Hepatitis A virus (HAV)
Hepatitis B virus (HBV)
This may follow blood transfusion, plasma infusion and, rarely, the administration of sera, infection resembling infective hepatitis except that the incubation period is about 12 weeks. Transmission by plasma has been reduced by avoiding the pooling of plasma from a large number of donors. Transmission by syringes is prevented if all syringes are disposable. It occurs amongst those who are drug addicts and possibly after tattooing or ear piercing. There is an extremely high rate among certain homosexual communities. In certain centres more than 50 per cent of male homosexual patients have antibody indicating exposure and about 5 per cent have active disease. In Athens, a group of prostitutes was found to have a rate 20 times that of married pregnant women, possibly due to more frequent coitus near the period or to other sexually transmitted diseases, producing bleeding that transmits the infection.
Infection with hepatitis B virus is associated with the appearance in the blood of one or more antigens, viz, hepatitis B surface antigen (HBsAg), hepatitis Be antigen (HBeAg), the Dane particle (probably the complete virus) and DNA polymerase activity. Under electron microscopy, particles can be seen in the sera of these patients and are associated with the virus. These particles are antigenic. Such patients usually suffer the severest form of hepatitis. The antigen is the scourge of renal dialysis and transplantation units, and hospital staff must avoid contact with blood from such patients.
A genetically engineered vaccine is now available (EngenixB). Three doses produce a good antibody response in most recipients, although poor responders may need a booster.
Good antibody levels usually persist for about 5 years and a booster is recommended at this time. It is important that the injection is given intramuscularly in the deltoid as this produces a higher response rate than the buttock. All surgeons are strenuously recommended to have a course of this vaccine.

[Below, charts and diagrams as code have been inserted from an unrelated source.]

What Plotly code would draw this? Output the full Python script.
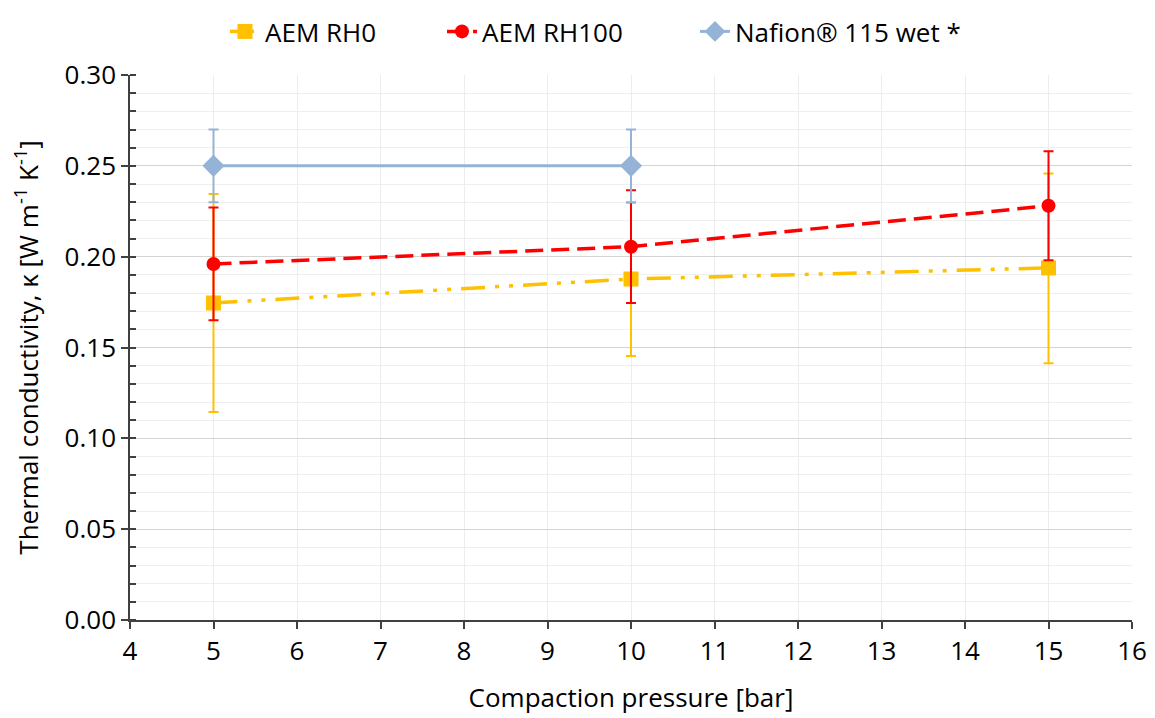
import plotly.graph_objects as go

pressure_rh0 = [5, 10, 15]
kappa_rh0 = [0.1745, 0.1877, 0.1938]
err_rh0_plus = [0.060, 0.042, 0.052]
err_rh0_minus = [0.060, 0.0424, 0.0525]

pressure_rh100 = [5, 10, 15]
kappa_rh100 = [0.196, 0.2055, 0.228]
err_rh100 = [0.031, 0.031, 0.030]

pressure_naf = [5, 10]
kappa_naf = [0.25, 0.25]
err_naf = [0.02, 0.02]

FONT = "Open Sans"
FS = 26
W, H = 1147, 710

fig = go.Figure()
fig.add_trace(go.Scatter(
    x=pressure_rh0, y=kappa_rh0, name="AEM RH0", mode="lines+markers",
    legend="legend",
    line=dict(color="#FFC000", width=3.5, dash="24px,10px,4px,10px,4px,10px"),
    marker=dict(symbol="square", size=15, color="#FFC000"),
    error_y=dict(type="data", array=err_rh0_plus, arrayminus=err_rh0_minus,
                 color="#FFC000", thickness=2, width=5),
))
fig.add_trace(go.Scatter(
    x=pressure_rh100, y=kappa_rh100, name="AEM RH100", mode="lines+markers",
    legend="legend2",
    line=dict(color="#FF0000", width=3.5, dash="18px,8px"),
    marker=dict(symbol="circle", size=14, color="#FF0000"),
    error_y=dict(type="data", array=err_rh100, color="#FF0000", thickness=2, width=5),
))
fig.add_trace(go.Scatter(
    x=pressure_naf, y=kappa_naf, name="Nafion® 115 wet *", mode="lines+markers",
    legend="legend3",
    line=dict(color="#95B3D7", width=3),
    marker=dict(symbol="diamond", size=17, color="#95B3D7"),
    error_y=dict(type="data", array=err_naf, color="#95B3D7", thickness=2, width=5),
))


def leg(xpx):
    return dict(orientation="h", xref="container", x=xpx / W, xanchor="left",
                yref="container", y=1.0, yanchor="top",
                font=dict(size=FS, family=FONT), bgcolor="rgba(0,0,0,0)")


fig.update_layout(
    width=W, height=H,
    margin=dict(l=122, r=23, t=67, b=98, autoexpand=False),
    paper_bgcolor="white", plot_bgcolor="white",
    font=dict(family=FONT, size=FS, color="#000000"),
    legend=leg(217), legend2=leg(434), legend3=leg(687),
    showlegend=True,
)

fig.update_xaxes(
    range=[4, 16], tick0=4, dtick=1, ticks="outside", ticklen=7, tickwidth=1.5,
    tickcolor="#404040", showline=True, linecolor="#404040", linewidth=1.5,
    showgrid=True, gridcolor="#ECECEC", gridwidth=1, zeroline=False,
    automargin=False,
    title=dict(text="Compaction pressure [bar]", font=dict(size=FS), standoff=22),
    tickfont=dict(size=FS),
)
fig.update_yaxes(
    range=[0, 0.30], tick0=0, dtick=0.05, tickformat=".2f", ticks="outside",
    ticklen=7, tickwidth=1.5, tickcolor="#404040", showline=True,
    linecolor="#404040", linewidth=1.5, showgrid=True, gridcolor="#D4D4D4",
    gridwidth=1.2, zeroline=False, automargin=False,
    minor=dict(dtick=0.01, showgrid=True, gridcolor="#EFEFEF", ticks="inside",
               ticklen=6, tickcolor="#404040"),
    title=dict(text="Thermal conductivity, κ [W m<sup>-1</sup> K<sup>-1</sup>]",
               font=dict(size=FS), standoff=19),
    tickfont=dict(size=FS),
)

fig.write_html("out.html")
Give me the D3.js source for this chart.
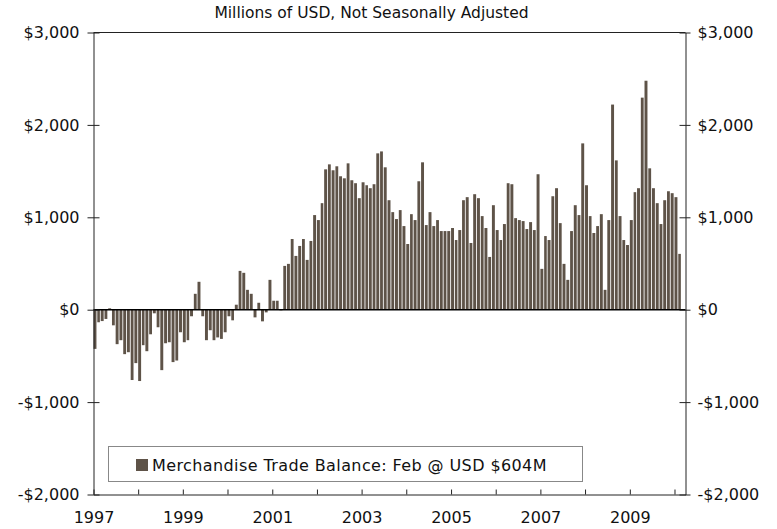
<!DOCTYPE html>
<html>
<head>
<meta charset="utf-8">
<script src="https://cdn.jsdelivr.net/npm/d3@7"></script>
<style>
  body { margin: 0; background: #fff; }
  svg { display: block; font-family: "DejaVu Sans", Verdana, sans-serif; }
</style>
</head>
<body>
<script>
// monthly merchandise trade balance, millions of USD
const years = [1997, 1998, 1999, 2000, 2001, 2002, 2003, 2004, 2005, 2006, 2007, 2008, 2009, 2010]
const bal1997 = [-424, -136, -123, -100, 15, -169, -373, -330, -481, -460, -761, -578]
const bal1998 = [-772, -384, -449, -266, -39, -190, -654, -363, -352, -567, -550, -244]
const bal1999 = [-352, -330, -71, 172, 302, -71, -330, -222, -330, -300, -316, -244]
const bal2000 = [-71, -115, 54, 420, 399, 215, 172, -83, 75, -126, -29, 323]
const bal2001 = [97, 97, -7, 474, 496, 765, 582, 690, 765, 539, 744, 1024]
const bal2002 = [970, 1153, 1519, 1573, 1509, 1552, 1444, 1422, 1584, 1401, 1369, 1207]
const bal2003 = [1379, 1347, 1315, 1358, 1692, 1713, 1541, 1185, 1056, 981, 1078, 905]
const bal2004 = [711, 1034, 970, 1390, 1595, 916, 1056, 905, 970, 851, 851, 851]
const bal2005 = [884, 754, 862, 1185, 1218, 722, 1250, 1207, 1013, 884, 571, 1131]
const bal2006 = [862, 754, 927, 1369, 1358, 991, 970, 959, 873, 948, 862, 1466]
const bal2007 = [442, 797, 754, 1228, 1315, 937, 496, 323, 851, 1131, 1024, 1800]
const bal2008 = [1347, 1013, 830, 905, 1034, 215, 970, 2220, 1616, 1013, 754, 700]
const bal2009 = [970, 1272, 1315, 2295, 2478, 1530, 1315, 1153, 927, 1185, 1282, 1261]
const bal2010 = [1218, 604]

const yTicks = [-2000, -1000, 0, 1000, 2000, 3000]
const subtitle = 'Millions of USD, Not Seasonally Adjusted'
const legendLabel = 'Merchandise Trade Balance: Feb @ USD $604M'

const width = 777
const height = 529
const barColor = '#5e5348'

const byYear = [bal1997, bal1998, bal1999, bal2000, bal2001, bal2002, bal2003,
  bal2004, bal2005, bal2006, bal2007, bal2008, bal2009, bal2010]
const data = byYear.flatMap((vals, i) =>
  vals.map((v, m) => ({ date: new Date(years[i], m, 1), value: v })))

const x = d3.scaleTime()
  .domain([new Date(1997, 0, 1), new Date(2010, 3, 1)])
  .range([93.5, 685.5])
const y = d3.scaleLinear().domain([-2000, 3000]).range([494.5, 32.5])

const money = (d) => (d < 0 ? '-' : '') + '$' + d3.format(',')(Math.abs(d))

const svg = d3.select('body').append('svg')
  .attr('width', width)
  .attr('height', height)

// subtitle
svg.append('text')
  .attr('x', 371.5)
  .attr('y', 18)
  .attr('text-anchor', 'middle')
  .attr('font-size', 15.5)
  .attr('fill', '#111')
  .text(subtitle)

// bars
svg.append('g')
  .selectAll('rect')
  .data(data)
  .enter()
  .append('rect')
  .attr('x', (d) => x(d.date))
  .attr('width', (d) => x(d3.timeMonth.offset(d.date, 1)) - x(d.date) - 0.85)
  .attr('y', (d) => y(Math.max(0, d.value)))
  .attr('height', (d) => Math.abs(y(d.value) - y(0)))
  .attr('fill', barColor)

// zero line
svg.append('line')
  .attr('x1', x.range()[0]).attr('x2', x.range()[1])
  .attr('y1', y(0)).attr('y2', y(0))
  .attr('stroke', '#000')
  .attr('stroke-width', 1.5)

// frame top
svg.append('line')
  .attr('x1', x.range()[0]).attr('x2', x.range()[1])
  .attr('y1', y(3000)).attr('y2', y(3000))
  .attr('stroke', '#222')

// left axis
const left = svg.append('g')
  .attr('transform', `translate(${x.range()[0]},0)`)
  .call(d3.axisLeft(y).tickValues(yTicks).tickSize(6).tickSizeOuter(0).tickPadding(8).tickFormat(money))
left.selectAll('.tick line').attr('x1', 6)

// right axis
const right = svg.append('g')
  .attr('transform', `translate(${x.range()[1]},0)`)
  .call(d3.axisRight(y).tickValues(yTicks).tickSize(5).tickSizeOuter(0).tickPadding(7).tickFormat(money))
right.selectAll('.tick line').attr('x1', -6)

// bottom axis
svg.append('g')
  .attr('transform', `translate(0,${y(-2000)})`)
  .call(d3.axisBottom(x)
    .tickValues(years.map((yr) => new Date(yr, 0, 1)))
    .tickSize(-5)
    .tickSizeOuter(0)
    .tickPadding(17)
    .tickFormat((d) => (d.getFullYear() % 2 ? d.getFullYear() : '')))

svg.selectAll('g[font-family]')
  .attr('font-family', null)
  .attr('font-size', 16)
svg.selectAll('.domain, .tick line').attr('stroke', '#222')
svg.selectAll('.tick text').attr('fill', '#111')

// legend
const legend = svg.append('g')
legend.append('rect')
  .attr('x', 108.5).attr('y', 446.5)
  .attr('width', 474).attr('height', 35)
  .attr('fill', '#fff')
  .attr('stroke', '#888')
legend.append('rect')
  .attr('x', 136).attr('y', 459)
  .attr('width', 12).attr('height', 12)
  .attr('fill', barColor)
legend.append('text')
  .attr('x', 152).attr('y', 471)
  .attr('font-size', 16)
  .attr('letter-spacing', 0.4)
  .attr('fill', '#111')
  .text(legendLabel)
</script>
</body>
</html>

Hepatitis nonA nonB is a variant, with an incubation period similar to HBV but with milder clinical features. Several causative agents have been described, one of which is hepatitis C. Detection of antibodies to hepatitis C indicates exposure to the disease and the presence of viral nibonucleic acid (RNA) in the blood indicates chronic infection. There is a number of serotypes with varying responses to therapy with a combination of interferon and ribavinin. Sadly, a large number of patients relapses after treatment and the development of new and more effective antiviral agents is awaited.